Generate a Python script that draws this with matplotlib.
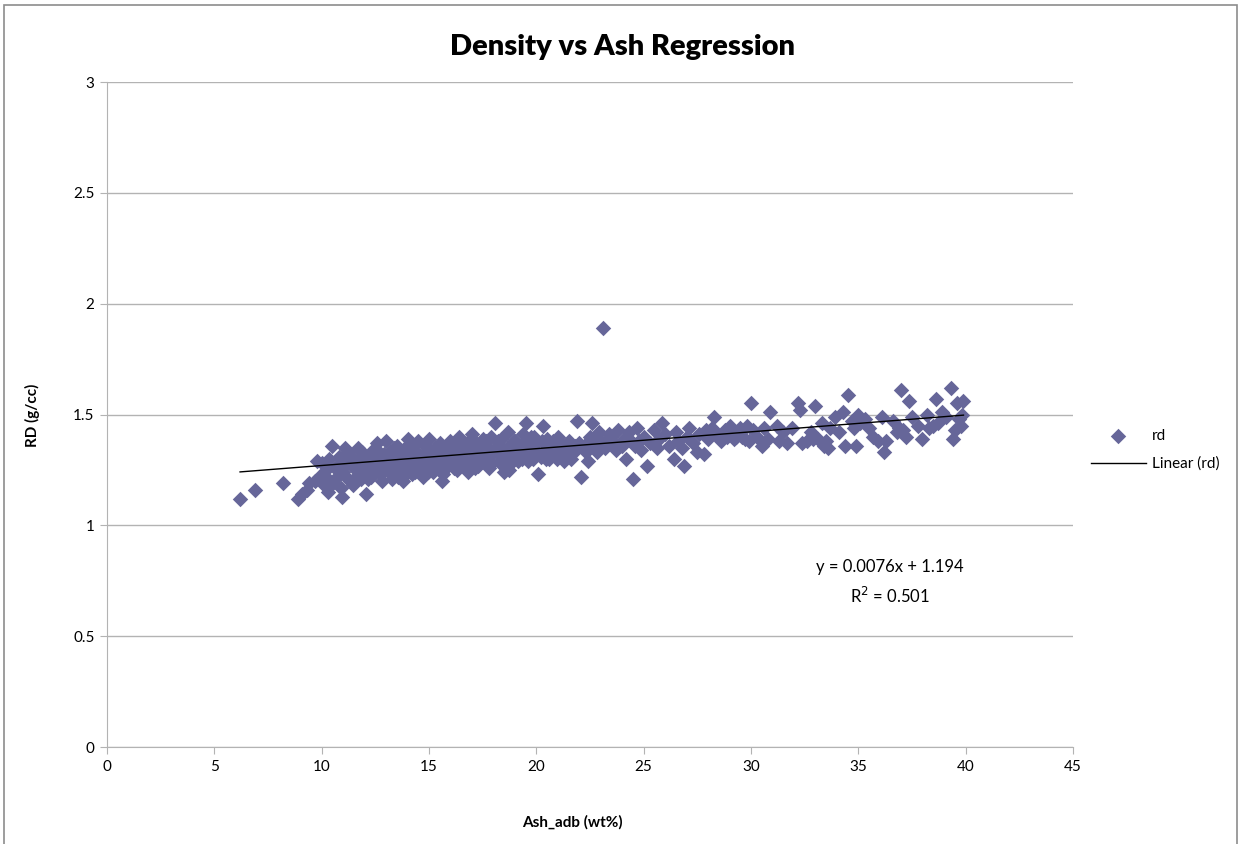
import matplotlib.pyplot as plt
from matplotlib.patches import Rectangle

plt.rcParams["font.family"] = ["Lato", "DejaVu Sans"]

# ash content (wt%, air-dried basis) and relative density for each sample
ash_adb = [
    6.2, 6.9, 8.2, 8.9, 9.1, 9.3, 9.4, 9.7, 9.8, 9.9,
    10.0, 10.1, 10.2, 10.3, 10.4, 10.5, 10.6, 10.7, 10.8, 10.9, 10.95,
    10.15, 10.55, 10.75, 10.35,
    11.0, 11.1, 11.2, 11.3, 11.4, 11.5, 11.6, 11.7, 11.8, 11.9, 11.95,
    11.15, 11.45, 11.65, 11.25, 11.85,
    12.06, 12.1, 12.2, 12.3, 12.4, 12.5, 12.6, 12.7, 12.8, 12.9, 12.95, 12.55, 12.75,
    12.15, 12.35, 12.45, 12.65, 12.85,
    13.0, 13.1, 13.2, 13.3, 13.4, 13.5, 13.6, 13.7, 13.8, 13.9, 13.45, 13.15, 13.75,
    13.05, 13.25, 13.35, 13.55, 13.65, 13.85, 13.95,
    14.0, 14.1, 14.2, 14.3, 14.4, 14.5, 14.6, 14.7, 14.8, 14.9, 14.25, 14.65, 14.85,
    14.05, 14.15, 14.35, 14.45, 14.55, 14.75, 14.95,
    15.0, 15.1, 15.2, 15.3, 15.4, 15.5, 15.6, 15.7, 15.8, 15.9, 15.35, 15.65,
    15.05, 15.15, 15.25, 15.45, 15.55, 15.75, 15.85, 15.95,
    16.0, 16.1, 16.2, 16.3, 16.4, 16.5, 16.6, 16.7, 16.8, 16.9, 16.45,
    16.05, 16.15, 16.25, 16.35, 16.55, 16.65, 16.75, 16.85, 16.95,
    17.0, 17.1, 17.2, 17.3, 17.4, 17.5, 17.6, 17.7, 17.8, 17.9, 17.55,
    17.05, 17.15, 17.25, 17.35, 17.45, 17.65, 17.75, 17.85, 17.95,
    18.07, 18.1, 18.2, 18.3, 18.4, 18.5, 18.6, 18.7, 18.8, 18.9, 18.45,
    18.15, 18.25, 18.35, 18.55, 18.65, 18.75, 18.85, 18.95,
    19.0, 19.2, 19.4, 19.5, 19.6, 19.7, 19.8, 19.9, 19.3,
    19.1, 19.15, 19.35, 19.45, 19.55, 19.75, 19.85, 19.95,
    20.1, 20.0, 20.2, 20.3, 20.4, 20.5, 20.6, 20.7, 20.9,
    20.05, 20.25, 20.45, 20.55, 20.8, 20.95,
    21.0, 21.2, 21.4, 21.5, 21.7, 21.9, 21.8, 21.3,
    21.1, 21.25, 21.45, 21.6, 21.85,
    22.1, 22.0, 22.3, 22.5, 22.6, 22.7, 22.9, 22.4,
    22.2, 22.45, 22.8, 22.85,
    23.1, 23.0, 23.2, 23.4, 23.6, 23.8, 23.9, 23.3, 23.5, 23.7,
    24.1, 24.2, 24.3, 24.5, 24.6, 24.7, 24.8, 24.9, 24.0, 24.4,
    25.15, 25.0, 25.3, 25.5, 25.6, 25.85, 25.7,
    26.0, 26.2, 26.4, 26.5, 26.6, 26.9, 26.8,
    27.0, 27.1, 27.3, 27.5, 27.6, 27.8, 27.9,
    28.0, 28.3, 28.2, 28.4, 28.6, 28.8, 28.9, 28.1, 28.5, 28.7,
    29.0, 29.2, 29.4, 29.6, 29.8, 29.9, 29.1, 29.3, 29.5, 29.7,
    30.0, 30.1, 30.3, 30.5, 30.6, 30.9, 30.8,
    31.2, 31.3, 31.5, 31.7, 31.9,
    32.2, 32.3, 32.4, 32.6, 32.8, 32.9,
    33.0, 33.1, 33.3, 33.4, 33.5, 33.6, 33.7, 33.9,
    34.1, 34.3, 34.4, 34.5, 34.7, 34.9, 34.8,
    35.0, 35.1, 35.3, 35.5, 35.7, 35.9,
    36.2, 36.1, 36.3, 36.6, 36.8, 36.9,
    37.0, 37.1, 37.2, 37.35, 37.5, 37.95, 37.8,
    38.2, 38.3, 38.6, 38.7, 38.9, 38.5,
    39.1, 39.3, 39.4, 39.5, 39.6, 39.7, 39.8, 39.9, 39.85,
]
rd = [
    1.12, 1.16, 1.19, 1.12, 1.14, 1.16, 1.19, 1.20, 1.29, 1.22,
    1.28, 1.18, 1.25, 1.15, 1.20, 1.36, 1.26, 1.22, 1.31, 1.17, 1.13,
    1.22, 1.19, 1.27, 1.30,
    1.24, 1.35, 1.28, 1.20, 1.31, 1.26, 1.22, 1.35, 1.29, 1.33, 1.24,
    1.22, 1.18, 1.29, 1.33, 1.21,
    1.14, 1.27, 1.31, 1.22, 1.34, 1.26, 1.37, 1.29, 1.20, 1.32, 1.25, 1.30, 1.23,
    1.21, 1.29, 1.24, 1.33, 1.28,
    1.38, 1.27, 1.33, 1.21, 1.30, 1.36, 1.25, 1.31, 1.20, 1.35, 1.28, 1.24, 1.28,
    1.31, 1.27, 1.35, 1.22, 1.33, 1.26, 1.23,
    1.39, 1.29, 1.23, 1.34, 1.27, 1.38, 1.31, 1.22, 1.36, 1.28, 1.31, 1.25, 1.33,
    1.33, 1.36, 1.24, 1.32, 1.28, 1.30, 1.24,
    1.39, 1.30, 1.24, 1.35, 1.27, 1.37, 1.20, 1.32, 1.26, 1.34, 1.29, 1.23,
    1.34, 1.27, 1.31, 1.33, 1.25, 1.29, 1.36, 1.30,
    1.38, 1.29, 1.33, 1.25, 1.40, 1.31, 1.27, 1.36, 1.24, 1.34, 1.35,
    1.32, 1.26, 1.37, 1.29, 1.34, 1.30, 1.28, 1.38, 1.27,
    1.41, 1.30, 1.37, 1.27, 1.33, 1.39, 1.29, 1.35, 1.26, 1.40, 1.32,
    1.35, 1.26, 1.32, 1.36, 1.29, 1.38, 1.31, 1.34, 1.28,
    1.46, 1.33, 1.38, 1.28, 1.35, 1.24, 1.31, 1.42, 1.36, 1.29, 1.30,
    1.36, 1.32, 1.39, 1.27, 1.35, 1.25, 1.32, 1.38,
    1.38, 1.32, 1.41, 1.46, 1.29, 1.36, 1.33, 1.40, 1.35,
    1.35, 1.29, 1.30, 1.37, 1.33, 1.40, 1.30, 1.34,
    1.23, 1.37, 1.31, 1.45, 1.34, 1.39, 1.30, 1.36, 1.33,
    1.33, 1.38, 1.30, 1.35, 1.38, 1.30,
    1.40, 1.35, 1.31, 1.38, 1.33, 1.47, 1.36, 1.29,
    1.37, 1.33, 1.36, 1.30, 1.34,
    1.22, 1.37, 1.33, 1.40, 1.46, 1.35, 1.42, 1.29,
    1.35, 1.38, 1.37, 1.33,
    1.89, 1.38, 1.35, 1.41, 1.37, 1.43, 1.36, 1.38, 1.40, 1.34,
    1.39, 1.30, 1.42, 1.21, 1.36, 1.44, 1.38, 1.34, 1.36, 1.38,
    1.27, 1.40, 1.37, 1.43, 1.35, 1.46, 1.39,
    1.41, 1.36, 1.30, 1.42, 1.38, 1.27, 1.35,
    1.40, 1.44, 1.37, 1.33, 1.41, 1.32, 1.43,
    1.39, 1.49, 1.44, 1.41, 1.38, 1.43, 1.40, 1.42, 1.40, 1.41,
    1.45, 1.39, 1.42, 1.40, 1.45, 1.38, 1.42, 1.40, 1.44, 1.39,
    1.55, 1.43, 1.40, 1.36, 1.44, 1.51, 1.39,
    1.45, 1.38, 1.42, 1.37, 1.44,
    1.55, 1.52, 1.37, 1.38, 1.42, 1.39,
    1.54, 1.39, 1.46, 1.36, 1.38, 1.35, 1.44, 1.49,
    1.42, 1.51, 1.36, 1.59, 1.47, 1.36, 1.44,
    1.50, 1.46, 1.48, 1.44, 1.40, 1.38,
    1.33, 1.49, 1.38, 1.47, 1.42, 1.44,
    1.61, 1.43, 1.40, 1.56, 1.49, 1.39, 1.45,
    1.50, 1.44, 1.57, 1.46, 1.51, 1.45,
    1.49, 1.62, 1.39, 1.43, 1.55, 1.48, 1.45, 1.56, 1.50,
]

# fitted trend reported on the chart
slope = 0.0076
intercept = 1.194
r_squared = 0.501

x_ticks = [0, 5, 10, 15, 20, 25, 30, 35, 40, 45]
y_ticks = [0, 0.5, 1, 1.5, 2, 2.5, 3]

MARKER_C = "#666699"
GRID_C = "#b3b3b3"

fig = plt.figure(figsize=(12.41, 8.44), dpi=100)
ax = fig.add_axes([0.0862, 0.1149, 0.7784, 0.7879])

ax.scatter(ash_adb, rd, marker="D", s=62, color=MARKER_C, linewidths=0,
           zorder=3, label="rd")

x0, x1 = min(ash_adb), max(ash_adb)
ax.plot([x0, x1], [slope * x0 + intercept, slope * x1 + intercept],
        color="black", linewidth=1.0, zorder=4, label="Linear (rd)")

ax.set_xlim(0, 45)
ax.set_ylim(0, 3)
ax.set_xticks(x_ticks)
ax.set_yticks(y_ticks)
ax.set_xticklabels([str(t) for t in x_ticks])
ax.set_yticklabels([f"{t:g}" for t in y_ticks])
ax.tick_params(labelsize=11, length=5, color=GRID_C, direction="out", pad=4)

ax.grid(axis="y", color=GRID_C, linewidth=1.0, zorder=0)
ax.set_axisbelow(True)
for side in ("top", "right"):
    ax.spines[side].set_visible(False)
for side in ("left", "bottom"):
    ax.spines[side].set_color(GRID_C)

fig.text(0.502, 0.944, "Density vs Ash Regression", ha="center", va="center",
         fontsize=21, fontweight="heavy")
fig.text(0.461, 0.026, "Ash_adb (wt%)", ha="center", va="center",
         fontsize=11, fontweight="bold")
fig.text(0.026, 0.508, "RD (g/cc)", ha="center", va="center",
         fontsize=11, fontweight="bold", rotation=90)

ax.text(0.717, 0.328, f"y = {slope}x + {intercept}", transform=fig.transFigure,
        ha="center", va="center", fontsize=12)
ax.text(0.717, 0.294, f"R$^2$ = {r_squared}", transform=fig.transFigure,
        ha="center", va="center", fontsize=12)

fig.legend(loc="center left", bbox_to_anchor=(0.868, 0.467), frameon=False,
           fontsize=11, handlelength=3.6, handletextpad=0.4, labelspacing=0.9,
           scatterpoints=1)

# outer chart border
fig.patches.append(Rectangle((0.003, -0.05), 0.994, 1.044, transform=fig.transFigure,
                             fill=False, edgecolor="#8c8c8c", linewidth=1.2))

fig.savefig("out.png", dpi=100)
******************************
__TASK STATEMENT__
Search the data above for the string "matplotlib" and copy each line that has it.

__OUTPUT FOR THIS EXERCISE__
Generate a Python script that draws this with matplotlib.
import matplotlib.pyplot as plt
from matplotlib.patches import Rectangle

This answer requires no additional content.